Фетти-паша, которого потом нашли мертвым в ресненской мечети, был, по рассказам пленных турок, тяжело ранен в Дьяватьском проходе. Дав приказ идти вперед, он сам оставался на месте, пока не прошел мимо него последний солдат. Таким образом, паша оказался в самом хвосте и был ранен в голову одной из наших пуль. Это был хороший человек, умный и благородный, — он одно время был у нас в Белграде турецким посланником, и все его уважали. Потом офицеры наши хвалились: «Я целился в турецкого офицера с золотыми эполетами, — должно быть, это и был Фетти-паша»… И другой стрелял в пашу, сидевшего на коне. И третий, и четвертый… Не меньше, должно быть, как десять человек стреляли задним числом в одну и ту же цель: в голову Фетти-паши.

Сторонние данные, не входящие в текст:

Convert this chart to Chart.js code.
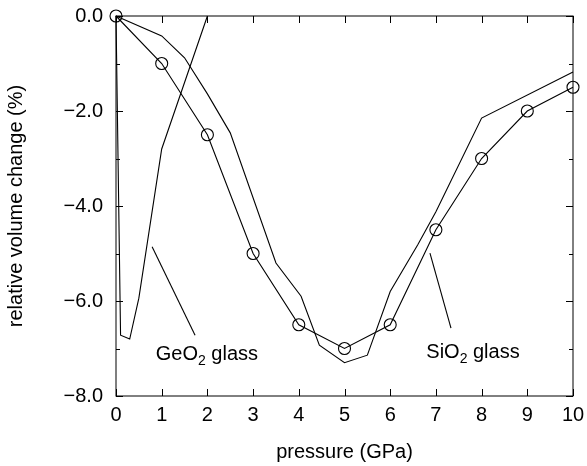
<!DOCTYPE html>
<html>
<head>
<meta charset="utf-8">
<script src="https://cdn.jsdelivr.net/npm/chart.js@4/dist/chart.umd.min.js"></script>
<style>
  html, body { margin: 0; padding: 0; background: #fff; }
  #wrap { width: 587px; height: 466px; }
</style>
</head>
<body>
<div id="wrap"><canvas id="chart" width="587" height="466"></canvas></div>
<script>
// ── data ──
const circlePressure = [0, 1, 2, 3, 4, 5, 6, 7, 8, 9, 10];
const circleVolume   = [0, -1, -2.5, -5, -6.5, -7, -6.5, -4.5, -3, -2, -1.5];

const sioPressure = [0, 1, 1.5, 2, 2.5, 3.5, 4.05, 4.45, 5, 5.5, 6, 6.6, 7, 8, 10];
const sioVolume   = [0, -0.42, -0.88, -1.64, -2.46, -5.2, -5.9, -6.93, -7.3, -7.14, -5.8, -4.82, -4.12, -2.15, -1.18];

const geoPressure = [0, 0.1, 0.3, 0.5, 1, 2];
const geoVolume   = [0, -6.72, -6.8, -5.94, -2.8, 0];

// label leader lines
const geoLeaderX = [0.79, 1.73];
const geoLeaderY = [-4.86, -6.72];
const sioLeaderX = [6.87, 7.33];
const sioLeaderY = [-4.99, -6.57];

// text labels: [main, subscript, rest, x, y]
const curveLabels = [
  ['GeO', '2', ' glass', 0.87, -7.24],
  ['SiO', '2', ' glass', 6.79, -7.2],
];

const xTicks = [0, 1, 2, 3, 4, 5, 6, 7, 8, 9, 10];
const yTicks = [0, -2, -4, -6, -8];

const FONT = "'Liberation Sans', Arial, Helvetica, sans-serif";
const SIZE = 20;
const pts = (xs, ys) => xs.map((x, i) => ({ x, y: ys[i] }));
const fmtMinus = (v) => (v < 0 ? '\u2212' : '') + Math.abs(v).toFixed(1);

// inward ticks, frame and curve labels
const framePlugin = {
  id: 'frame',
  afterDatasetsDraw(chart) {
    const { ctx, chartArea: a, scales: { x, y } } = chart;
    ctx.save();
    ctx.strokeStyle = '#000';
    ctx.lineWidth = 1;
    ctx.strokeRect(a.left, a.top, a.right - a.left, a.bottom - a.top);
    ctx.beginPath();
    xTicks.forEach((v) => {
      const px = Math.round(x.getPixelForValue(v)) + 0.5;
      ctx.moveTo(px, a.bottom); ctx.lineTo(px, a.bottom - 7);
      ctx.moveTo(px, a.top); ctx.lineTo(px, a.top + 7);
    });
    for (let v = -8; v <= 0; v++) {
      const py = Math.round(y.getPixelForValue(v)) + 0.5;
      const len = v % 2 === 0 ? 7 : 4;
      ctx.moveTo(a.left, py); ctx.lineTo(a.left + len, py);
      ctx.moveTo(a.right, py); ctx.lineTo(a.right - len, py);
    }
    ctx.stroke();

    ctx.fillStyle = '#000';
    ctx.textBaseline = 'alphabetic';
    ctx.textAlign = 'left';
    curveLabels.forEach(([main, sub, rest, lx, ly]) => {
      let px = x.getPixelForValue(lx);
      const py = y.getPixelForValue(ly);
      ctx.font = `${SIZE}px ${FONT}`;
      ctx.fillText(main, px, py);
      px += ctx.measureText(main).width;
      ctx.font = `14px ${FONT}`;
      ctx.fillText(sub, px, py + 5);
      px += ctx.measureText(sub).width;
      ctx.font = `${SIZE}px ${FONT}`;
      ctx.fillText(rest, px, py);
    });
    ctx.restore();
  },
};

const lineStyle = {
  borderColor: '#000',
  borderWidth: 1.1,
  pointRadius: 0,
  fill: false,
  tension: 0,
};

new Chart(document.getElementById('chart').getContext('2d'), {
  type: 'line',
  data: {
    datasets: [
      {
        ...lineStyle,
        data: pts(circlePressure, circleVolume),
        pointRadius: 6,
        pointStyle: 'circle',
        pointBorderColor: '#000',
        pointBackgroundColor: 'rgba(0,0,0,0)',
        pointBorderWidth: 1.1,
      },
      { ...lineStyle, data: pts(sioPressure, sioVolume) },
      { ...lineStyle, data: pts(geoPressure, geoVolume) },
      { ...lineStyle, data: pts(geoLeaderX, geoLeaderY) },
      { ...lineStyle, data: pts(sioLeaderX, sioLeaderY) },
    ],
  },
  plugins: [framePlugin],
  options: {
    responsive: false,
    animation: false,
    clip: false,
    layout: { padding: { top: 16, right: 14, left: 0, bottom: 0 } },
    plugins: { legend: { display: false }, tooltip: { enabled: false } },
    scales: {
      x: {
        type: 'linear',
        min: 0,
        max: 10,
        afterFit: (s) => { s.height = 70; s.paddingLeft = 0; s.paddingRight = 0; },
        afterBuildTicks: (s) => { s.ticks = xTicks.map((v) => ({ value: v })); },
        grid: { drawOnChartArea: false, drawTicks: false },
        border: { display: false },
        ticks: {
          color: '#000',
          padding: 7,
          font: { family: FONT, size: SIZE },
          callback: (v) => String(v),
        },
        title: {
          display: true,
          text: 'pressure (GPa)',
          color: '#000',
          font: { family: FONT, size: SIZE },
          padding: { top: 0, bottom: 2 },
        },
      },
      y: {
        type: 'linear',
        min: -8,
        max: 0,
        afterFit: (s) => { s.width = 116; s.paddingTop = 0; s.paddingBottom = 0; },
        afterBuildTicks: (s) => { s.ticks = yTicks.map((v) => ({ value: v })); },
        grid: { drawOnChartArea: false, drawTicks: false },
        border: { display: false },
        ticks: {
          color: '#000',
          padding: 13,
          font: { family: FONT, size: SIZE },
          callback: (v) => fmtMinus(v),
        },
        title: {
          display: true,
          text: 'relative volume change (%)',
          color: '#000',
          font: { family: FONT, size: SIZE },
          padding: { top: 4, bottom: 0 },
        },
      },
    },
  },
});
</script>
</body>
</html>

Наша дивизия отправилась вдогонку за турками к Ресне, которая была взята без боя. Только теперь нам доставили в Ресну полевую артиллерию… на волах. Турки отступали к югу, по западному берегу Преспенского озера. Теперь уж мы были смелее в преследовании, так как у нас были тяжелые орудия. Время от времени турки останавливались и развивали бешеный артиллерийский огонь. Казалось, вот-вот перейдут в наступление. Но вдруг прекратят стрельбу, снимутся и отступают дальше… Гранаты турецкие почти сплошь падали в озеро, взрывались в воде и поднимали вверх великолепные фонтаны. Эти артиллерийские фонтаны остались моим последним боевым воспоминанием. Простуда, которую я долго превозмогал, сразу овладела мною, и в бреду я был доставлен в битольский госпиталь…

 

«День» №№ 84 и 86, 25 и 29 декабря 1912 г.